* WHAT IS EXPECTED:
Print, word for word, the opening line of the data below and every line after it through the line that contains "8.25, 8.5, 8.9, 9.35, 9.7, 9.95]", but not the pictures.

* SUPPLIED MATERIAL:
+++

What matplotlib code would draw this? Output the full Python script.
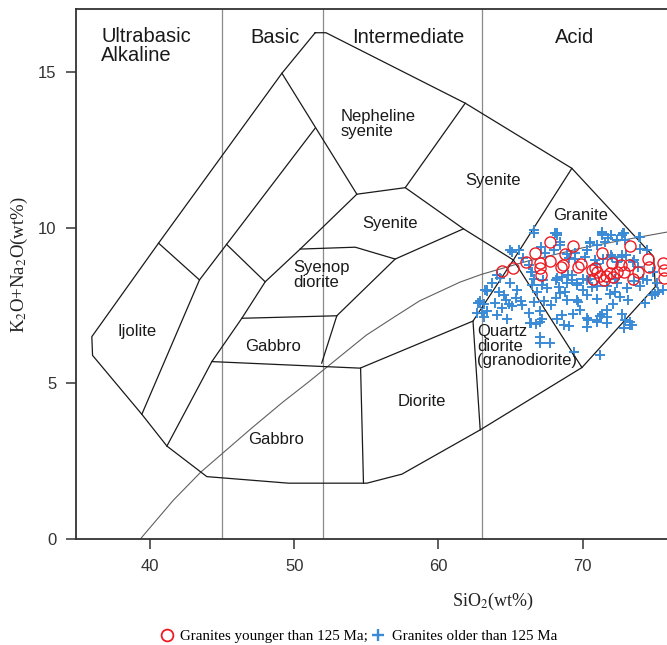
import matplotlib
matplotlib.use("Agg")
import matplotlib.pyplot as plt
from matplotlib.lines import Line2D

plt.rcParams["mathtext.fontset"] = "stix"

# --- field boundaries (SiO2, Na2O+K2O) ---
outline = [(51.45, 16.25), (52.2, 16.25), (61.86, 13.99), (69.26, 11.9),
           (74.93, 9.07), (75.05, 8.1), (69.96, 5.51), (62.9, 3.51),
           (57.47, 2.09), (55.04, 1.8), (49.6, 1.8), (43.93, 2.01),
           (41.16, 2.99), (39.42, 4.01), (36.0, 5.9), (35.95, 6.5),
           (40.58, 9.5), (49.14, 14.95), (51.45, 16.25)]
field_lines = [
    [(40.58, 9.5), (43.42, 8.32), (39.42, 4.01)],
    [(43.42, 8.32), (51.45, 13.19)],
    [(49.14, 14.95), (54.34, 11.07)],
    [(45.3, 9.46), (47.98, 8.26)],
    [(41.16, 2.99), (44.28, 5.7), (46.36, 7.09), (47.98, 8.26),
     (50.41, 9.31), (54.34, 11.07), (57.7, 11.28), (61.86, 13.99)],
    [(57.7, 11.28), (61.74, 9.96), (65.2, 8.96)],
    [(69.26, 11.9), (65.2, 8.96), (62.4, 7.0), (62.9, 3.51)],
    [(65.2, 8.96), (69.96, 5.51)],
    [(50.41, 9.31), (54.23, 9.37), (57.0, 8.99), (61.74, 9.96)],
    [(57.0, 8.99), (52.95, 7.17), (51.9, 5.65)],
    [(46.36, 7.09), (52.95, 7.17)],
    [(44.28, 5.7), (54.57, 5.49), (62.4, 7.0)],
    [(54.6, 5.49), (54.8, 1.8)],
]
silica_divides = [45, 52, 63]

# alkaline / subalkaline divide
divide_x = [39.3, 41.6, 43.5, 45, 47, 49.2, 51, 53, 55, 57, 58.7, 61.5,
            63, 66, 70, 74, 77]
divide_y = [0, 1.25, 2.15, 2.75, 3.55, 4.4, 5.05, 5.8, 6.55, 7.15, 7.65,
            8.25, 8.5, 8.9, 9.35, 9.7, 9.95]

# --- samples ---
young_sio2 = [64.41, 65.21, 66.07, 66.72, 67.02, 67.13, 67.06, 67.76, 67.76,
              68.50, 68.80, 69.33, 69.72, 69.91, 70.65, 70.72, 71.02, 71.35,
              71.46, 71.64, 72.04, 72.39, 72.66, 72.85, 73.19, 73.31, 73.50,
              73.82, 74.51, 74.58, 75.58, 75.67, 75.67, 68.66, 71.20, 71.90,
              72.10, 70.90]
young_alk = [8.62, 8.69, 8.91, 9.18, 8.87, 8.48, 8.70, 9.55, 8.93,
             8.75, 9.15, 9.42, 8.75, 8.82, 8.64, 8.35, 8.57, 9.19,
             8.32, 8.45, 8.85, 8.59, 8.80, 8.59, 8.80, 9.41, 8.34,
             8.59, 8.98, 8.75, 8.87, 8.64, 8.37, 8.79, 8.45, 8.55,
             8.40, 8.70]

old_sio2 = [65.12, 64.08, 66.28, 66.39, 66.62, 67.20, 66.50, 67.10, 68.13,
            68.36, 68.59, 68.24, 68.47, 63.38, 64.19, 64.54, 64.66, 64.89,
            65.47, 65.35, 65.12, 65.70, 64.43, 63.96, 63.15, 62.92, 63.04,
            63.38, 64.08, 64.77, 66.28, 66.62, 67.32, 66.39, 66.74, 67.20,
            68.24, 68.59, 66.86, 67.55, 68.47, 68.13, 67.02, 67.78, 65.81,
            68.89, 69.47, 69.00, 69.24, 68.78, 69.59, 70.05, 70.51, 70.63,
            70.28, 70.51, 70.97, 71.32, 71.55, 72.01, 72.36, 72.71, 72.94,
            73.05, 72.71, 72.01, 72.36, 71.44, 70.97, 73.98, 73.98, 73.52,
            73.86, 74.21, 75.02, 75.25, 75.60, 68.89, 69.59, 69.35, 69.82,
            70.28, 70.97, 71.32, 71.67, 71.90, 72.25, 72.59, 72.13, 73.17,
            72.71, 73.29, 73.40, 72.94, 70.40, 70.97, 71.67, 69.70, 70.05,
            72.25, 74.90, 66.60, 68.10, 70.53, 71.34, 71.80, 72.38, 72.84,
            73.89, 66.60, 68.22, 71.35, 72.85, 64.98, 63.25, 62.78, 63.13,
            66.37, 67.06, 68.68, 70.31, 71.00, 71.69, 67.06, 67.06, 67.76,
            69.38, 71.23, 72.85, 73.31, 69.03, 70.30, 71.23, 74.35, 74.81,
            66.48, 67.29, 68.22, 68.91, 69.26, 69.60, 70.30, 71.00, 71.69,
            72.38, 73.08, 73.54, 74.00, 74.46, 75.16, 69.03, 69.49, 70.18,
            70.88, 72.04, 72.73, 73.54, 74.46, 67.41, 67.99, 68.45, 65.90,
            65.56, 64.98, 64.29, 63.71, 63.36, 62.90, 62.67]
old_alk = [9.20, 8.49, 8.79, 8.58, 8.36, 8.15, 8.15, 9.38, 8.31,
           8.10, 8.42, 9.75, 9.54, 7.99, 7.93, 7.83, 7.67, 7.56,
           7.99, 7.74, 7.49, 7.63, 7.42, 7.59, 7.56, 7.63, 7.27,
           7.31, 7.21, 7.08, 7.27, 7.61, 7.63, 6.95, 6.92, 7.06,
           7.06, 7.19, 7.93, 8.06, 7.91, 7.74, 7.31, 7.51, 7.51,
           9.16, 9.00, 8.47, 8.31, 7.94, 8.15, 7.99, 8.36, 8.10,
           9.27, 9.54, 9.43, 9.75, 9.54, 9.75, 9.59, 9.75, 9.59,
           9.11, 9.11, 9.11, 8.90, 9.00, 8.84, 9.70, 9.32, 8.90,
           8.74, 8.36, 7.88, 7.94, 7.99, 7.67, 7.67, 7.24, 7.35,
           7.83, 7.72, 7.24, 7.35, 7.88, 7.94, 7.77, 7.56, 7.67,
           7.24, 6.97, 6.86, 7.02, 7.02, 7.02, 7.13, 7.61, 8.36,
           8.36, 8.58, 9.82, 9.82, 9.50, 9.82, 9.66, 9.61, 9.82,
           9.71, 9.92, 9.82, 9.87, 9.82, 9.28, 8.00, 7.57, 7.14,
           6.93, 6.98, 6.88, 6.82, 6.98, 6.93, 6.50, 6.29, 6.29,
           6.02, 5.91, 6.77, 6.88, 6.83, 7.09, 7.15, 7.57, 7.84,
           8.59, 8.32, 8.38, 8.22, 8.48, 8.22, 8.32, 8.11, 8.11,
           8.22, 8.06, 8.27, 8.11, 8.32, 8.22, 9.02, 9.18, 9.07,
           8.97, 9.07, 9.07, 8.97, 9.29, 9.18, 9.29, 9.45, 9.02,
           9.29, 8.22, 8.38, 8.22, 7.95, 7.57, 7.25]

# --- labels ---
group_labels = ["Basic", "Intermediate", "Acid"]
group_x = [48.64, 57.93, 69.47]
rock_labels = ["Nepheline\nsyenite", "Syenite", "Granite", "Syenite",
               "Syenop\ndiorite", "Gabbro", "Gabbro", "Ijolite", "Diorite",
               "Quartz\ndiorite\n(granodiorite)"]
rock_x = [53.19, 63.8, 69.85, 56.62, 49.95, 48.5, 48.71, 39.08, 58.85, 62.67]
rock_y = [13.32, 11.5, 10.4, 10.14, 8.48, 6.2, 3.19, 6.66, 4.41, 6.2]
rock_ha = ["left", "center", "center", "center", "left", "center", "center",
           "center", "center", "left"]

red = "#ec1c24"
blue = "#3a8bd6"
sans = "Liberation Sans"
serif = "Liberation Serif"

fig = plt.figure(figsize=(6.67, 6.45), dpi=100)
ax = fig.add_axes([0.1139, 0.1639, 0.9107, 0.8216])
ax.set_xlim(34.85, 77)
ax.set_ylim(0, 17)

for sx in silica_divides:
    ax.axvline(sx, color="#8a8a8a", lw=0.9, zorder=1)
ax.plot(divide_x, divide_y, color="#606060", lw=0.8, zorder=1)
ax.plot(*zip(*outline), color="#1a1a1a", lw=0.9, zorder=2)
for seg in field_lines:
    ax.plot(*zip(*seg), color="#1a1a1a", lw=0.9, zorder=2)

ax.plot(old_sio2, old_alk, ls="", marker="+", ms=7, mew=1.4, color=blue,
        zorder=3)
ax.plot(young_sio2, young_alk, ls="", marker="o", ms=8, mew=1.0, mfc="none",
        mec=red, zorder=4)

ax.text(36.6, 15.84, "Ultrabasic\nAlkaline", ha="left", va="center",
        fontsize=14.5, family=sans, color="#1a1a1a", linespacing=1.0)
for lab, gx in zip(group_labels, group_x):
    ax.text(gx, 16.1, lab, ha="center", va="center", fontsize=14.5,
            family=sans, color="#1a1a1a")
for lab, rx, ry, ha in zip(rock_labels, rock_x, rock_y, rock_ha):
    ax.text(rx, ry, lab, ha=ha, va="center", fontsize=12, family=sans,
            color="#1a1a1a", linespacing=0.95)

ax.set_xticks([40, 50, 60, 70])
ax.set_yticks([0, 5, 10, 15])
ax.tick_params(direction="out", length=7, width=1.1, labelsize=12,
               colors="#333333")
ax.tick_params(axis="x", pad=7.5)
ax.tick_params(axis="y", pad=7)
for t in ax.get_xticklabels() + ax.get_yticklabels():
    t.set_family(sans)
for side in ["left", "bottom", "top"]:
    ax.spines[side].set_color("#333333")
    ax.spines[side].set_linewidth(1.3)
ax.spines["right"].set_visible(False)

fig.text(0.0292, 0.59, "K$_2$O+Na$_2$O(wt%)", rotation=90, ha="center",
         va="center", fontsize=13.5, family=serif, color="#222222")
fig.text(0.739, 0.067, "SiO$_2$(wt%)", ha="center", va="center", fontsize=13,
         family=serif, color="#222222")

handles = [
    Line2D([], [], ls="", marker="o", ms=8.5, mew=1.3, mfc="none", mec=red),
    Line2D([], [], ls="", marker="+", ms=8.5, mew=1.7, color=blue),
]
fig.legend(handles, ["Granites younger than 125 Ma;",
                     "Granites older than 125 Ma"],
           ncol=2, loc="center", bbox_to_anchor=(0.537, 0.013),
           frameon=False, prop={"family": serif, "size": 10.8},
           handlelength=1.0, handletextpad=0.4, columnspacing=0.2,
           borderpad=0)

fig.savefig("out.png", dpi=100)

+++

* RIGHT ANSWER:
What matplotlib code would draw this? Output the full Python script.
import matplotlib
matplotlib.use("Agg")
import matplotlib.pyplot as plt
from matplotlib.lines import Line2D

plt.rcParams["mathtext.fontset"] = "stix"

# --- field boundaries (SiO2, Na2O+K2O) ---
outline = [(51.45, 16.25), (52.2, 16.25), (61.86, 13.99), (69.26, 11.9),
           (74.93, 9.07), (75.05, 8.1), (69.96, 5.51), (62.9, 3.51),
           (57.47, 2.09), (55.04, 1.8), (49.6, 1.8), (43.93, 2.01),
           (41.16, 2.99), (39.42, 4.01), (36.0, 5.9), (35.95, 6.5),
           (40.58, 9.5), (49.14, 14.95), (51.45, 16.25)]
field_lines = [
    [(40.58, 9.5), (43.42, 8.32), (39.42, 4.01)],
    [(43.42, 8.32), (51.45, 13.19)],
    [(49.14, 14.95), (54.34, 11.07)],
    [(45.3, 9.46), (47.98, 8.26)],
    [(41.16, 2.99), (44.28, 5.7), (46.36, 7.09), (47.98, 8.26),
     (50.41, 9.31), (54.34, 11.07), (57.7, 11.28), (61.86, 13.99)],
    [(57.7, 11.28), (61.74, 9.96), (65.2, 8.96)],
    [(69.26, 11.9), (65.2, 8.96), (62.4, 7.0), (62.9, 3.51)],
    [(65.2, 8.96), (69.96, 5.51)],
    [(50.41, 9.31), (54.23, 9.37), (57.0, 8.99), (61.74, 9.96)],
    [(57.0, 8.99), (52.95, 7.17), (51.9, 5.65)],
    [(46.36, 7.09), (52.95, 7.17)],
    [(44.28, 5.7), (54.57, 5.49), (62.4, 7.0)],
    [(54.6, 5.49), (54.8, 1.8)],
]
silica_divides = [45, 52, 63]

# alkaline / subalkaline divide
divide_x = [39.3, 41.6, 43.5, 45, 47, 49.2, 51, 53, 55, 57, 58.7, 61.5,
            63, 66, 70, 74, 77]
divide_y = [0, 1.25, 2.15, 2.75, 3.55, 4.4, 5.05, 5.8, 6.55, 7.15, 7.65,
            8.25, 8.5, 8.9, 9.35, 9.7, 9.95]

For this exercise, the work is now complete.